• WHAT IS NEEDED: Leave the pictures out and retype the lines from the beginning through the line with "p.ygrid.visible = False", both ends included.

[Begin DATA EXCERPT]

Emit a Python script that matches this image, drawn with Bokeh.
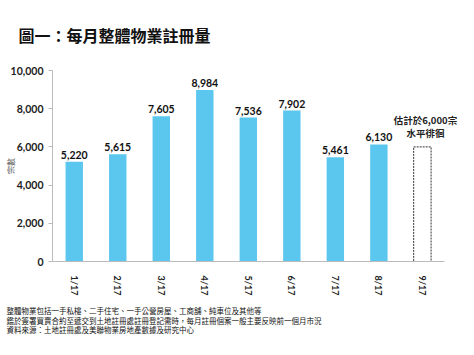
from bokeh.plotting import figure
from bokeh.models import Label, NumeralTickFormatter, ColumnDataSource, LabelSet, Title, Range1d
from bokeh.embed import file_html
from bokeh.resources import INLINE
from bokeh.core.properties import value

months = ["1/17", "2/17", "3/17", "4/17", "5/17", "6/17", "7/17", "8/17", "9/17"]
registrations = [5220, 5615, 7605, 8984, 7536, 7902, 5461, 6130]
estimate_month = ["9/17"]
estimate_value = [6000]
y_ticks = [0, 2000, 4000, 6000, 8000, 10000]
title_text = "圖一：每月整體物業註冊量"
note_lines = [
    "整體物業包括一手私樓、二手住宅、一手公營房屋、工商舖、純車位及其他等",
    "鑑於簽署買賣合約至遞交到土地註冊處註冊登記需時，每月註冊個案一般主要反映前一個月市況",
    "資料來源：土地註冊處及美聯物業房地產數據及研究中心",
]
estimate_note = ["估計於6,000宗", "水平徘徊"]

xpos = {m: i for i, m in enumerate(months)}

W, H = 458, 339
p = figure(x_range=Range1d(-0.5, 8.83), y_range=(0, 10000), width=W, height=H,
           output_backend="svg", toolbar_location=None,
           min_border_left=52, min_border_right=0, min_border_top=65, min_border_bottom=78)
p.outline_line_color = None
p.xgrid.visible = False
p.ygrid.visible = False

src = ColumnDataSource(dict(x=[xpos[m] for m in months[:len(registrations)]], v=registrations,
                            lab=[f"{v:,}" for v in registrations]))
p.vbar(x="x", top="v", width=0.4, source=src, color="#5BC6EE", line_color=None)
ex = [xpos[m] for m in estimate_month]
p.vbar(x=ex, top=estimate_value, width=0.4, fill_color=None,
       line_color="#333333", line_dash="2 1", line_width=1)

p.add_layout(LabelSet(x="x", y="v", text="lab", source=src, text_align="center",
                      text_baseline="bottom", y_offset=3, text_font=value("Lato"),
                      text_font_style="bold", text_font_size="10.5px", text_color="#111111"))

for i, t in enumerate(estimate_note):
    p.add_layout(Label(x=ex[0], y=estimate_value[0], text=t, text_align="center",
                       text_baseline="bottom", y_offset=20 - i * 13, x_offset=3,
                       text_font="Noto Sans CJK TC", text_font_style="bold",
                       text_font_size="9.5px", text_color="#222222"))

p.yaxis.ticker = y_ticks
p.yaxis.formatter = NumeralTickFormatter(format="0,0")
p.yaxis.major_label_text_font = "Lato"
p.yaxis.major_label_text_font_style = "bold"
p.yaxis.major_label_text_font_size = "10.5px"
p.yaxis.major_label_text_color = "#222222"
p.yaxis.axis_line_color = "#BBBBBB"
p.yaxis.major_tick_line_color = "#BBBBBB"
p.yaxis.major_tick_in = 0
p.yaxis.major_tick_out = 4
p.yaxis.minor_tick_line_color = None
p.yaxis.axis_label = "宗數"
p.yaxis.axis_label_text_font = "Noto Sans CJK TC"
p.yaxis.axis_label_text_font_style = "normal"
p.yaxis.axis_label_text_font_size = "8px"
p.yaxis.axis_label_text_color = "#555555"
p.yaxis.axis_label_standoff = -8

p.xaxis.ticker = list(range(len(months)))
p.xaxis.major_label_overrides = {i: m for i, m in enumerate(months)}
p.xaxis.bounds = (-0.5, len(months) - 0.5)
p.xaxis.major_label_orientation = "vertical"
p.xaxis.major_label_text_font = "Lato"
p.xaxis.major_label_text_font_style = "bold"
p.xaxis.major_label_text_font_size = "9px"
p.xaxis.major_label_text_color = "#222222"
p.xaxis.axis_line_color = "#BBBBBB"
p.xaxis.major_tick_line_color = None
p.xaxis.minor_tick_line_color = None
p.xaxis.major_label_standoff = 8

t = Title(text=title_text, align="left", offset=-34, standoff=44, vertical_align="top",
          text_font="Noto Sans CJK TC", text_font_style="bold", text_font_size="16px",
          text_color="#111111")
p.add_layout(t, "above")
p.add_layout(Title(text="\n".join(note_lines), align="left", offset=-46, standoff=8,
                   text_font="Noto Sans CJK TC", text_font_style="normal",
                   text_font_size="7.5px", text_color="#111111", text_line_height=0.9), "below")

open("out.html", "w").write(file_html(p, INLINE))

[End DATA EXCERPT]

• EXERCISE SOLUTION:
Emit a Python script that matches this image, drawn with Bokeh.
from bokeh.plotting import figure
from bokeh.models import Label, NumeralTickFormatter, ColumnDataSource, LabelSet, Title, Range1d
from bokeh.embed import file_html
from bokeh.resources import INLINE
from bokeh.core.properties import value

months = ["1/17", "2/17", "3/17", "4/17", "5/17", "6/17", "7/17", "8/17", "9/17"]
registrations = [5220, 5615, 7605, 8984, 7536, 7902, 5461, 6130]
estimate_month = ["9/17"]
estimate_value = [6000]
y_ticks = [0, 2000, 4000, 6000, 8000, 10000]
title_text = "圖一：每月整體物業註冊量"
note_lines = [
    "整體物業包括一手私樓、二手住宅、一手公營房屋、工商舖、純車位及其他等",
    "鑑於簽署買賣合約至遞交到土地註冊處註冊登記需時，每月註冊個案一般主要反映前一個月市況",
    "資料來源：土地註冊處及美聯物業房地產數據及研究中心",
]
estimate_note = ["估計於6,000宗", "水平徘徊"]

xpos = {m: i for i, m in enumerate(months)}

W, H = 458, 339
p = figure(x_range=Range1d(-0.5, 8.83), y_range=(0, 10000), width=W, height=H,
           output_backend="svg", toolbar_location=None,
           min_border_left=52, min_border_right=0, min_border_top=65, min_border_bottom=78)
p.outline_line_color = None
p.xgrid.visible = False
p.ygrid.visible = False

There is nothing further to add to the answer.